Many Catholics vote Democrat because Republicans are perceived as protecting the interests of big business and Democrats are perceived as standing up for the little guy, which is more consistent with Catholic social teaching. You can’t really trust either parties because neither are consistent with authentic Catholic teaching.
If you take away the issues of abortion and gay marriage, the Democrat Party is the one more closely aligned with Catholic ideals. The Republican Party has continued to use these two issues to string along faith-based voters while fiscal concerns remain higher on their list of priorities. In reality, George W. Bush was president for eight years and abortion is still legal. Dick Cheney recently announced support for gay marriage. Many prominent Republican/conservative figures have been caught in gay sex scandals, such as Mark Foley, Ted Haggard, Larry Craig, Bob Allen, Glenn Murphy Jr., and so on. There’s the recent allegation of Republican Gov. Mark Sanford using tax money to finance his extramarital affair.
The Republican Party fail has failed to side with the Church on other important issues such as concern for the poor, capital punishment, immigration, health care, worker’s rights, environmental issues, war, etc.
As for “tolerence,” you have to ask yourself: why are they pushing for tolerence? Because of history. Hate crimes do happen, you know. Accusations of conservatives as “hate-mongering” are not exactly untrue. Though, the same could apply to people of both parties. In terms of race, this is a post-segregation America. Many people living today had experienced life in that era and these are racially-sensitive times. On the issue of tolerence for homosexuals, it is true that many Christians are intolerent of them. You don’t have to look far; just do a search on this forum and you’ll find a few comments. While same-sex-marriage may not be right in God’s eyes, the Church does teach that discrimination against those with same-sex-attraction should be avoided.
After 9/11, I recall reading news stories of individuals resembling Middle Easterns getting attacked on the streets. In one incident, an Indian man was shot and killed because someone thought he was a Muslim. In a John McCain rally, a woman suggests that “Arabs” are not good people (by the way the word Arab refers to the ethnicity, not a religion). Even so, the Catholic Church recognizes that the Muslim religion honors the one God. Catholics do have many things in common with these groups - they were once treated the same.
Catholics have traditionally been a fringe group in America’s history. They were the working class who lived in the urban cities and worked in the factories. Certainly, the Irish Catholics can remember the “IRISH NEED NOT APPLY” signs of 19th century America. The Italian immigrants of the 1900’s were discriminated against and labeled with negative stereotypes, similar to the current state of Latino immigrants. In recent time, there has been much outward hostility exhibited towards Mexicans, in particular, on conservative talk radio. Of course, ties to a party that once stood out for them would remain along the family line. Even now, the current Catholic population has a significant amount of new immigrant families. 35% of all Catholics in the United States are Latino alone.

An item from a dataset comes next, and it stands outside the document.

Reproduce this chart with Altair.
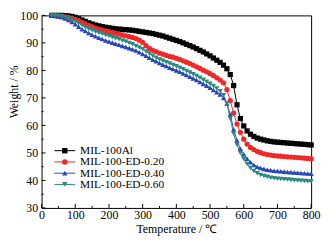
import altair as alt
import pandas as pd

temps = list(range(30, 801, 10))

mil100al = [100, 100, 100, 100, 99.9, 99.8, 99.6, 99.3, 98.8, 98.3,
            97.8, 97.3, 96.9, 96.5, 96.2, 95.9, 95.7, 95.5, 95.3, 95.1,
            95.0, 94.9, 94.8, 94.7, 94.6, 94.4, 94.2, 94.0, 93.8, 93.6,
            93.4, 93.1, 92.8, 92.5, 92.1, 91.7, 91.3, 90.9, 90.5, 90.0,
            89.5, 89.0, 88.5, 87.9, 87.3, 86.7, 86.0, 85.3, 84.5, 83.7,
            82.9, 81.9, 80.6, 78.5, 74.5, 67.5, 62.5, 59.8, 58.0, 56.8,
            56.0, 55.4, 55.0, 54.7, 54.4, 54.2, 54.0, 53.9, 53.8, 53.7,
            53.6, 53.5, 53.4, 53.3, 53.2, 53.1, 53.0, 52.9]

ed020 = [100, 99.9, 99.8, 99.7, 99.5, 99.3, 99.0, 98.6, 98.1, 97.5,
         96.9, 96.4, 95.9, 95.4, 95.0, 94.7, 94.4, 94.1, 93.8, 93.5,
         93.2, 92.9, 92.6, 92.3, 92.0, 91.6, 91.0, 90.2, 89.0, 88.0,
         87.3, 86.8, 86.3, 85.9, 85.5, 85.1, 84.8, 84.4, 84.0, 83.5,
         83.0, 82.5, 81.9, 81.3, 80.7, 80.1, 79.5, 78.8, 78.1, 77.3,
         76.5, 75.5, 73.0, 69.0, 64.5, 60.5, 57.5, 55.0, 53.2, 52.0,
         51.2, 50.6, 50.1, 49.7, 49.4, 49.2, 49.0, 48.9, 48.8, 48.7,
         48.6, 48.5, 48.4, 48.3, 48.2, 48.1, 48.0, 47.9]

ed040 = [100, 99.8, 99.6, 99.3, 98.9, 98.3, 97.6, 96.8, 95.9, 95.0,
         94.3, 93.6, 93.0, 92.4, 91.9, 91.4, 90.9, 90.5, 90.1, 89.7,
         89.3, 88.9, 88.5, 88.1, 87.7, 87.2, 86.6, 86.0, 85.3, 84.6,
         83.9, 83.3, 82.7, 82.1, 81.6, 81.0, 80.5, 80.0, 79.5, 78.9,
         78.3, 77.7, 77.1, 76.5, 75.8, 75.1, 74.4, 73.7, 72.9, 72.1,
         71.2, 70.0, 68.0, 64.0, 58.5, 54.5, 51.5, 49.5, 47.9, 46.6,
         45.6, 45.0, 44.5, 44.2, 43.9, 43.7, 43.5, 43.4, 43.3, 43.2,
         43.1, 43.0, 42.9, 42.8, 42.7, 42.6, 42.5, 42.4]

ed060 = [100, 99.9, 99.8, 99.6, 99.3, 98.9, 98.4, 97.8, 97.1, 96.4,
         95.7, 95.1, 94.6, 94.1, 93.7, 93.3, 92.9, 92.5, 92.1, 91.7,
         91.3, 90.9, 90.5, 90.0, 89.5, 88.9, 88.3, 87.7, 86.9, 86.1,
         85.3, 84.6, 84.0, 83.5, 83.0, 82.5, 82.0, 81.5, 81.0, 80.4,
         79.8, 79.2, 78.6, 78.0, 77.3, 76.6, 75.9, 75.1, 74.3, 73.4,
         72.4, 71.0, 68.0, 62.5, 57.0, 53.0, 50.0, 47.8, 46.0, 44.5,
         43.4, 42.6, 42.0, 41.6, 41.3, 41.0, 40.8, 40.6, 40.5, 40.4,
         40.3, 40.2, 40.1, 40.0, 39.9, 39.8, 39.7, 39.6]

series_names = ["MIL-100Al", "MIL-100-ED-0.20", "MIL-100-ED-0.40", "MIL-100-ED-0.60"]
series_values = [mil100al, ed020, ed040, ed060]
series_colors = ["#000000", "#f02828", "#2846b4", "#2a8a80"]
series_shapes = ["square", "circle", "triangle-up", "triangle-down"]

x_major = list(range(0, 801, 100))
x_minor = list(range(50, 801, 100))
y_major = list(range(30, 101, 10))
y_minor = list(range(35, 101, 10))

W, H = 273, 195
FONT = "Liberation Serif"

rows = []
for name, vals in zip(series_names, series_values):
    for t, v in zip(temps, vals):
        rows.append({"series": name, "T": t, "w": v})
df = pd.DataFrame(rows)

xs = alt.Scale(domain=[0, 800], nice=False, zero=False)
ys = alt.Scale(domain=[30, 100], nice=False, zero=False)
xaxis = alt.Axis(values=x_major, tickSize=0, labelPadding=2, grid=False,
                 labelOverlap=False, labelFlush=False,
                 title="Temperature / ℃", titlePadding=3, domain=False)
yaxis = alt.Axis(values=y_major, tickSize=0, labelPadding=4, grid=False,
                 labelOverlap=False, labelFlush=False,
                 title="Weight / %", domain=False, titleX=-28, titleY=77,
                 titleAngle=270, titleBaseline="middle", titleAlign="center")

lines = alt.layer(*[
    alt.Chart(df[df.series == n]).mark_line(color=c, strokeWidth=1).encode(
        x=alt.X("T:Q", scale=xs, axis=xaxis),
        y=alt.Y("w:Q", scale=ys, axis=yaxis),
    ) for n, c in zip(series_names, series_colors)
])
points = alt.layer(*[
    alt.Chart(df[df.series == n]).mark_point(color=c, shape=s, filled=True, size=28, opacity=1).encode(
        x=alt.X("T:Q", scale=xs, axis=xaxis), y=alt.Y("w:Q", scale=ys, axis=yaxis))
    for n, c, s in zip(series_names, series_colors, series_shapes)
])

xt_major = alt.Chart(pd.DataFrame({"T": x_major})).mark_rule(color="black", strokeWidth=1).encode(
    x=alt.X("T:Q", scale=xs, axis=xaxis), y=alt.value(H), y2=alt.value(H - 4))
xt_minor = alt.Chart(pd.DataFrame({"T": x_minor})).mark_rule(color="black", strokeWidth=1).encode(
    x=alt.X("T:Q", scale=xs, axis=xaxis), y=alt.value(H), y2=alt.value(H - 2))
yt_major = alt.Chart(pd.DataFrame({"w": y_major})).mark_rule(color="black", strokeWidth=1).encode(
    y=alt.Y("w:Q", scale=ys, axis=yaxis), x=alt.value(0), x2=alt.value(4))
yt_minor = alt.Chart(pd.DataFrame({"w": y_minor})).mark_rule(color="black", strokeWidth=1).encode(
    y=alt.Y("w:Q", scale=ys, axis=yaxis), x=alt.value(0), x2=alt.value(2))

leg_layers = []
for i, (n, c, s) in enumerate(zip(series_names, series_colors, series_shapes)):
    ly = 137 + i * 11.4
    d = pd.DataFrame({"name": [n]})
    leg_layers.append(alt.Chart(d).mark_rule(color=c, strokeWidth=1).encode(
        x=alt.value(13), x2=alt.value(34), y=alt.value(ly)))
    leg_layers.append(alt.Chart(d).mark_point(color=c, shape=s, filled=True, size=30, opacity=1).encode(
        x=alt.value(23.5), y=alt.value(ly)))
    leg_layers.append(alt.Chart(d).mark_text(align="left", baseline="middle", font=FONT,
                                             fontSize=11.5, color="black").encode(
        x=alt.value(39), y=alt.value(ly + 0.5), text="name:N"))

chart = alt.layer(lines, points, xt_major, xt_minor, yt_major, yt_minor, *leg_layers).properties(
    width=W, height=H,
    autosize=alt.AutoSizeParams(type="none"),
    padding={"left": 34, "top": 6, "right": 10, "bottom": 32},
).configure_view(stroke="black", strokeWidth=1).configure_axis(
    labelFont=FONT, titleFont=FONT, labelFontSize=12, titleFontSize=12,
    labelColor="black", titleColor="black", titleFontWeight="normal",
    labelOverlap=False,
)

chart.save("out.html", embed_options={"renderer": "svg", "actions": False})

The Republican Party is traditionally associated with Protestantism. Of course you’ll see a higher percentage of Protestants voting Republican - it’s their party. The Republican Party’s views on capitalism are closely tied to Protestant ideology. This article has a good analysis: time.com/time/magazine/article/0,9171,872821,00.html
On a similar note, I recall the controversy in 1999, when Republican House members led a fight against selecting Father Timothy O’Brien, a Catholic priest, as the House Chaplain. Dennis Hastert and Dick Armey were reported as saying that most members of the House would be more comfortable with a Protestant minister than with a Catholic priest.
Catholic teaching emphasizes solidarity which is connected to the idea of the Communion of Saints; that all are a part of the mystical Body of Christ and are responsible for each other. Each member contributes to the good of all and shares in the welfare of all. We pray for the souls in purgatory; those in Heaven pray for us; we pray and help our neighbors here on earth. Our beliefs are reflected in Catholic social teaching.
Pope Benedict XVI describes the human person as “the primary capital to be safeguarded and valued" in his latest encyclical. The Church has always put the dignity of the human person above any other issue. The Church does not share in a love for capitalism which the Republican Party has.
In the end, keep in mind that we’re dealing with politicians, not moral leaders.